Testing it using value counts is sufficient to observe that we got the desired behavior

#### 9 -> Dog type is scattered across four columns
This is the first of the structural problems described above. The idea is to have only one column representing one variable. In this case the variable is dog type. The following code has been used to achieve desired results

In [None]:
archive_df_clean.replace({'doggo':1,'floofer':1,'pupper':1,'puppo':1},inplace=True)
dogCat = pd.melt(archive_df_clean,id_vars=['tweet_id'],value_vars=['doggo', 'floofer', 'pupper', 'puppo'],var_name='category',value_name='valueToRemove')
dogCat.valueToRemove = dogCat.valueToRemove.replace('None', np.NaN)
dogCat = dogCat.dropna()
archive_df_clean = archive_df_clean.merge(dogCat,how='left',on='tweet_id')
archive_df_clean.drop(['doggo', 'floofer', 'pupper', 'puppo','valueToRemove'],axis=1,inplace=True)

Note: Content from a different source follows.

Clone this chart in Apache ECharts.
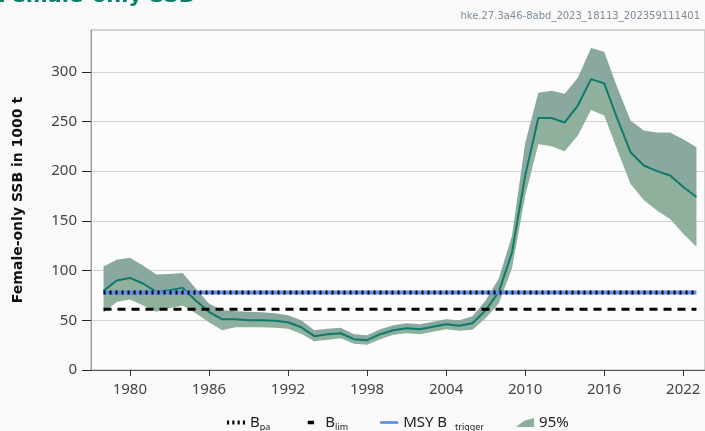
<!DOCTYPE html>
<html>
<head>
<meta charset="utf-8">
<script src="https://cdn.jsdelivr.net/npm/echarts@6/dist/echarts.min.js"></script>
<style>
  html, body { margin: 0; padding: 0; background: #f9f9f9; }
  #main { width: 705px; height: 431px; }
</style>
</head>
<body>
<div id="main"></div>
<script>
// years and female-only SSB (1000 t)
var years = [1978,1979,1980,1981,1982,1983,1984,1985,1986,1987,1988,1989,1990,1991,1992,1993,1994,1995,1996,1997,1998,1999,2000,2001,2002,2003,2004,2005,2006,2007,2008,2009,2010,2011,2012,2013,2014,2015,2016,2017,2018,2019,2020,2021,2022,2023];
var ssb = [79.6,90,92.6,87,78.6,80.3,82.6,70,58.5,51,51,50,50,49.5,48,43,34,36,37,31,30,36,40,42,41,43.5,46,44.5,47,60,78.6,118,195,253.5,253.5,249,266,292.6,288.3,252.5,219,205.7,200,195.6,184,174];
var ssbHigh = [104,111,113,105,96,96.6,97.6,82,67,60,59,58.5,58,57,55,50,40,41.5,42.5,36,35,41,45,47,46,48.5,51,50,54,70,92,135,228,279,281,278,294,324,320,284,251,241,239,239,232,224];
var ssbLow = [57.5,68.5,71,65,58.5,62,65,57,48,40,43,43,43,42.5,41.5,36.5,29,30.5,32,26.5,25.5,31,35.5,37,36,38.5,41,39.5,40.5,52,67,102,175,227,225,220,236,261.5,256,221,187,171,160.5,152,137,124];

// reference points
var refYears = [1978, 2023];
var bpa = 78;
var blim = 61;
var msyBtrigger = 78;

var xTicks = [1980,1986,1992,1998,2004,2010,2016,2022];

function pairs(xs, ys) {
  return xs.map(function (x, i) { return [x, ys[i]]; });
}

// band polygon between two curves, drawn once through the axes
function bandRenderer(lowArr, highArr, fill) {
  return function (params, api) {
    if (params.dataIndex !== 0) return;
    var pts = [];
    for (var i = 0; i < years.length; i++) pts.push(api.coord([years[i], highArr[i]]));
    for (var j = years.length - 1; j >= 0; j--) pts.push(api.coord([years[j], lowArr[j]]));
    return {
      type: 'polygon',
      shape: { points: pts },
      style: { fill: fill, stroke: null }
    };
  };
}

var myChart = echarts.init(document.getElementById('main'));

var labelNames = {
  'Bpa': '{m|B}{s|pa}',
  'Blim': '{m|B}{s|lim}',
  'MSY Btrigger': '{m|MSY B  }{s|trigger}',
  '95%': '{m|95%}'
};

var option = {
  backgroundColor: '#f9f9f9',
  animation: false,
  textStyle: { fontFamily: 'Noto Sans' },
  graphic: [
    {
      type: 'text', left: -2, top: -14,
      style: { text: 'Female-only SSB', fill: '#0e7d6c', font: 'bold 21px "DejaVu Sans"' }
    },
    {
      type: 'text', right: 5, top: 11,
      style: { text: 'hke.27.3a46-8abd_2023_18113_202359111401', fill: '#7d8b99', font: '10px "DejaVu Sans"' }
    }
  ],
  grid: {
    left: 91, right: -2, top: 30, bottom: 61,
    show: true, backgroundColor: '#fcfcfc', borderColor: '#aaaaaa', borderWidth: 1
  },
  legend: {
    left: 222, top: 410,
    itemGap: 32, itemWidth: 18, itemHeight: 10,
    data: [
      { name: 'Bpa', icon: 'path://M0,3h2v4h-2z M5,3h2v4h-2z M10,3h2v4h-2z M15,3h2v4h-2z', itemStyle: { color: '#000' } },
      { name: 'Blim', icon: 'path://M6,3h7v4h-7z M0,0h0.01v0.01h-0.01z M19.99,9.99h0.01v0.01h-0.01z', itemStyle: { color: '#000' } },
      { name: 'MSY Btrigger', icon: 'path://M0,3.5h20v3h-20z', itemStyle: { color: '#5b8ff0' } },
      { name: '95%', icon: 'path://M0,10 L9,3 L20,0 L20,10 Z', itemStyle: { color: '#8cae98' } }
    ],
    formatter: function (name) { return labelNames[name]; },
    textStyle: {
      rich: {
        m: { fontSize: 15, color: '#222', fontFamily: 'Noto Sans' },
        s: { fontSize: 9, color: '#222', fontFamily: 'Noto Sans', verticalAlign: 'bottom', padding: [9, 0, 0, 0] }
      }
    }
  },
  xAxis: {
    type: 'value', min: 1977.05, max: 2023.65,
    axisLine: { lineStyle: { color: '#555', width: 1 } },
    axisTick: { customValues: xTicks, length: 6, lineStyle: { color: '#333' } },
    axisLabel: {
      customValues: xTicks, margin: 12, fontSize: 15, color: '#444',
      formatter: function (v) { return String(v); }
    },
    splitLine: { show: false }
  },
  yAxis: {
    type: 'value', min: 0, max: 342, interval: 50,
    name: 'Female-only SSB in 1000 t', nameLocation: 'middle', nameGap: 66,
    nameTextStyle: { fontSize: 14, fontWeight: 'bold', color: '#111', fontFamily: 'DejaVu Sans' },
    axisLine: { show: true, lineStyle: { color: '#999' } },
    axisTick: { show: true, length: 9, lineStyle: { color: '#222' } },
    axisLabel: { fontSize: 15, color: '#444', margin: 14, showMaxLabel: false },
    splitLine: { lineStyle: { color: '#d2d2d2' } }
  },
  series: [
    {
      name: 'loBand', type: 'custom', z: 1, silent: true,
      renderItem: bandRenderer(ssbLow, ssb, '#8fb09d'),
      data: pairs(years, ssb)
    },
    {
      name: '95%', type: 'custom', z: 1, silent: true,
      renderItem: bandRenderer(ssb, ssbHigh, '#89a8a0'),
      itemStyle: { color: '#8cae98' },
      data: pairs(years, ssb)
    },
    {
      name: 'SSB', type: 'line', symbol: 'none',
      lineStyle: { color: '#0f7a69', width: 2 },
      data: pairs(years, ssb), z: 3
    },
    {
      name: 'MSY Btrigger', type: 'line', symbol: 'none',
      lineStyle: { color: '#5b8ff0', width: 4 }, itemStyle: { color: '#5b8ff0' },
      data: pairs(refYears, [msyBtrigger, msyBtrigger]), z: 4
    },
    {
      name: 'Bpa', type: 'line', symbol: 'none',
      lineStyle: { color: '#000', width: 4, type: [2, 4] }, itemStyle: { color: '#000' },
      data: pairs(refYears, [bpa, bpa]), z: 5
    },
    {
      name: 'Blim', type: 'line', symbol: 'none',
      lineStyle: { color: '#000', width: 3, type: [8, 6] }, itemStyle: { color: '#000' },
      data: pairs(refYears, [blim, blim]), z: 5
    }
  ]
};

myChart.setOption(option);
</script>
</body>
</html>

#### 10 -> Two dataframes correspond to the same observational unit
The idea here is to merge two dataframes that contain variables that are actually part of the same observational unit. A join operation, in SQL language, needs to be done for this to happen. Let's look at the code below

In [None]:
archive_df_clean = archive_df_clean.merge(tweeter_df,on='tweet_id',how='inner')

This is really easy to test by looking at the first few entries of the resulting dataframe and checking that all variables are there.